We're not talking a juice cleanse or three-day salad diet or some boogie fad like that but a proper deep cleanse that starts at the very core.

It’s one that started from the moment Ed Woodward left with Richard Arnold replacing him alongside John Murtough in a Sporting Director/Football director role. Together the two need to solve and fix Manchester United which, much like Barcelona, has been broken for just under a decade aka ever since Sir Alex Ferguson left. The fact that the Scot was holding the club together almost by himself is testament to his legacy but the way the team has crumbled despite a few good spells needs to change.

So far, the duo have made the smart moves while also betting on Erik ten Hag which is proven by the charge for De Jong alongside a few others. But there needs to be more. Paul Pogba’s failure to succeed at Manchester United wasn’t just down to him but that responsibility was shared by the club and the player. His obvious success at France can be put down to having N’Golo Kante alongside him but that could have been replicated at United and now they have the chance to right their wrongs should the move go through for FDJ.

Even if the ability to kick-start a footballing revolution no longer exists in De Jong, there is ample potential and talent left in the 25-year-old. Mainly because he was part of a team at Barcelona where they had absolutely no clue who to sign and why they were signing them. That seems to have changed under Xavi as he ushers them into a new era and in another world, De Jong would be a key component of that era and potentially could be spearheading it.

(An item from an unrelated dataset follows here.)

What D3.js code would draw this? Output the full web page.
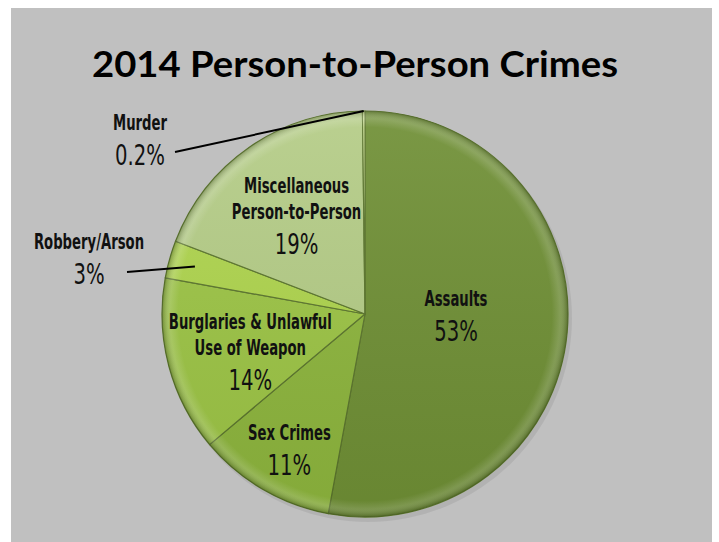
<!DOCTYPE html>
<html>
<head>
<meta charset="utf-8">
<script src="https://cdn.jsdelivr.net/npm/d3@7"></script>
<style>
  body { margin: 0; background: #ffffff; }
  svg { display: block; }
</style>
</head>
<body>
<div id="chart"></div>
<script>
// ---------- data ----------
var categories = ['Assaults', 'Sex Crimes', 'Burglaries & Unlawful Use of Weapon',
                  'Robbery/Arson', 'Miscellaneous Person-to-Person', 'Murder'];
var nameLines = [['Assaults'], ['Sex Crimes'], ['Burglaries & Unlawful', 'Use of Weapon'],
                 ['Robbery/Arson'], ['Miscellaneous', 'Person-to-Person'], ['Murder']];
var values = [53, 11, 14, 3, 19, 0.2];
var valueLabels = ['53%', '11%', '14%', '3%', '19%', '0.2%'];
var colors = ['#6f8f35', '#8db53d', '#9cc445', '#aed44d', '#b4cc86', '#d3e59e'];

var chart_width = 719;
var chart_height = 542;
var cx = 365, cy = 314, radius = 203;

var svg = d3.select('#chart')
  .append('svg')
  .attr('width', chart_width)
  .attr('height', chart_height);

// gray panel
svg.append('rect')
  .attr('x', 11).attr('y', 8)
  .attr('width', 701).attr('height', 534)
  .attr('fill', '#c0c0c0');

// title
svg.append('text')
  .attr('x', 355).attr('y', 77)
  .attr('text-anchor', 'middle')
  .attr('font-family', 'Lato, "Open Sans", sans-serif')
  .attr('font-weight', 'bold')
  .attr('font-size', 37)
  .attr('textLength', 526)
  .attr('lengthAdjust', 'spacingAndGlyphs')
  .attr('fill', '#000')
  .text('2014 Person-to-Person Crimes');

var defs = svg.append('defs');
var rim = defs.append('radialGradient')
  .attr('id', 'rim')
  .attr('gradientUnits', 'userSpaceOnUse')
  .attr('cx', 0).attr('cy', 0).attr('r', radius);
rim.append('stop').attr('offset', '0%').attr('stop-color', '#000').attr('stop-opacity', 0);
rim.append('stop').attr('offset', '92%').attr('stop-color', '#fff').attr('stop-opacity', 0);
rim.append('stop').attr('offset', '96%').attr('stop-color', '#fff').attr('stop-opacity', 0.15);
rim.append('stop').attr('offset', '100%').attr('stop-color', '#2f4010').attr('stop-opacity', 0.4);

var shade = defs.append('linearGradient')
  .attr('id', 'shade')
  .attr('x1', 0).attr('y1', 0).attr('x2', 0).attr('y2', 1);
shade.append('stop').attr('offset', '0%').attr('stop-color', '#fff').attr('stop-opacity', 0.08);
shade.append('stop').attr('offset', '100%').attr('stop-color', '#000').attr('stop-opacity', 0.06);

var pie = d3.pie().sort(null).value(function(d) { return d; });
var arcs = pie(values);

var arc = d3.arc().innerRadius(0).outerRadius(radius);

var g = svg.append('g').attr('transform', 'translate(' + cx + ',' + cy + ')');

// soft shadow
g.append('circle')
  .attr('cx', 3).attr('cy', 4).attr('r', radius + 1)
  .attr('fill', '#000').attr('opacity', 0.07);

g.selectAll('path.slice')
  .data(arcs)
  .enter()
  .append('path')
  .attr('class', 'slice')
  .attr('d', arc)
  .attr('fill', function(d, i) { return colors[i]; })
  .attr('stroke', '#5a742c')
  .attr('stroke-width', 1.2)
  .attr('stroke-linejoin', 'round');

g.selectAll('path.rim')
  .data(arcs)
  .enter()
  .append('path')
  .attr('class', 'rim')
  .attr('d', arc)
  .attr('fill', 'url(#rim)');

g.append('circle')
  .attr('r', radius)
  .attr('fill', 'url(#shade)');

// ---------- labels ----------
var nameFont = '"DejaVu Sans Condensed", "DejaVu Sans", sans-serif';

// inside labels: radius fraction along slice middle, plus nudge
var inside = {0: {k: 0.45, dx: 0, dy: -3}, 1: {k: 0.77, dx: 3, dy: 4},
              2: {k: 0.6, dx: 3, dy: 10}, 4: {k: 0.59, dx: 0, dy: 3}};

function addText(parent, x, y, str, size, weight, sx) {
  parent.append('text')
    .attr('transform', 'translate(' + x + ',' + y + ') scale(' + sx + ',1)')
    .attr('text-anchor', 'middle')
    .attr('font-family', nameFont)
    .attr('font-weight', weight)
    .attr('font-size', size)
    .attr('fill', '#111')
    .text(str);
}

function drawLabel(x, y, i) {
  var lines = nameLines[i];
  var lh = 26;
  var total = lines.length * lh + 32;
  var top = y - total / 2;
  var t = svg.append('g');
  lines.forEach(function(line, j) {
    addText(t, x, top + 16 + j * lh, line, 21, 'bold', 0.7);
  });
  addText(t, x, top + lines.length * lh + 25, valueLabels[i], 28, 'normal', 0.78);
}

arcs.forEach(function(d, i) {
  if (!inside[i]) return;
  var p = inside[i];
  var a = (d.startAngle + d.endAngle) / 2;
  var r = radius * p.k;
  drawLabel(cx + Math.sin(a) * r + p.dx, cy - Math.cos(a) * r + p.dy, i);
});

// outside labels with leader lines
function outside(i, k, tx, ty, lx, ly) {
  var d = arcs[i];
  var a = (d.startAngle + d.endAngle) / 2;
  var r = radius * k;
  svg.append('line')
    .attr('x1', cx + Math.sin(a) * r).attr('y1', cy - Math.cos(a) * r)
    .attr('x2', lx).attr('y2', ly)
    .attr('stroke', '#000')
    .attr('stroke-width', 2);
  drawLabel(tx, ty, i);
}

outside(5, 1.0, 140, 143, 175, 152);
outside(3, 0.87, 89, 262, 127, 272);
</script>
</body>
</html>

However, in this world, he still is a key component of the era but he just happens to be the cash cow who could help bring in the building blocks. Yet for Manchester United, this is the chance they’ve been asking for. Another era defining player, one who could potentially transform their landscape but one that probably can no longer do it all on his own. However, pair Frenkie de Jong with the right pieces and you get a team capable of challenging the best of the best with a manager who looks like he knows what he is doing.

That comes especially on the back of reports that Ten Hag believes that this is a five-year project. That more than anything else is a sensible thought partly because United doesn’t have the City-esque spending or planning capacity while getting almost every transfers right like Liverpool is luck that the Red Devils have rarely had over the last decade or so. But pairing De Jong with the right pieces shouldn’t be tough especially since Ten Hag is a malleable coach who bends with the team he has and then slowly evolves them from there.

This means that it’s all up to Manchester United; either help the two Dutchmen thrive or leave them floundering for air and struggling to survive. It should be an easy decision.